Having just completed the first quarter of a new year, investors are anxiously attempting to evaluate what may lie ahead in the financial markets. Most financial markets showed significant recovery in 2009 and many of these trends continued through the first quarter.
In evaluating investment strategies and asset allocation, we think it is key at this time to consider what are the most important factors that will influence markets over the coming year. We are in a fragile recovery that can be characterized by a low level of growth, the continuation of deleveraging, and a very high level of unemployment. The question being asked is what is the risk of a “double dip” in the immediate future? We believe it is low, but we are cognizant of the need for constant monitoring and having portfolios structured so there is the ability to change direction if the unexpected occurs. We want to assure our investors that diversification and liquidity in all portfolios is of prime importance.

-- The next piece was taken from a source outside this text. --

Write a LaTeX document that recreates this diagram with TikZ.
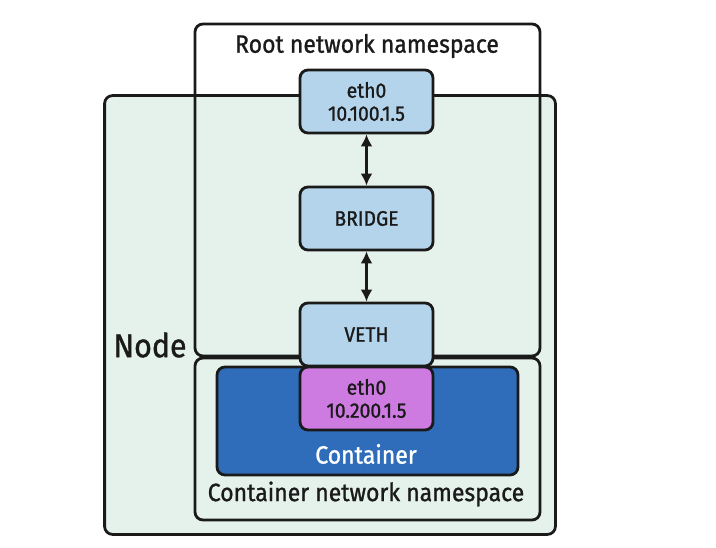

During the coming months we will be looking very closely at the transition from government stimulus to private demand and how quickly this will occur. Debt levels remain high, as we all know, but the larger component of this debt is transfer payments, including unemployment insurance and other forms of aid. This situation of course brings up the issue, longer term, of inflation. Eventually there will be a rise in inflation, but currently in many areas there is deflation, and we do not expect a significant rise over the immediate future. This reflects the fragility of the current economy and the fact that it will take some time before consumer demand grows and there is any definitive trend in the reduction of unemployment numbers.
Against this background, we continue to believe there are attractive opportunities from an income standpoint in many of the credit markets, but again diversification and liquidity are key. Many companies have improved balance sheets over the past few years and have taken the opportunity to reduce costs by reorganizing work forces and focusing on economies of scale.
We are pleased to note that first quarter results have been on target. In the coming months we will continue to maintain the philosophy that has brought us successfully through the last couple of years by focusing on risk management and constraining “unrealistic” expectations.
All of us at Payden & Rygel extend to you and your family our best wishes for the spring season.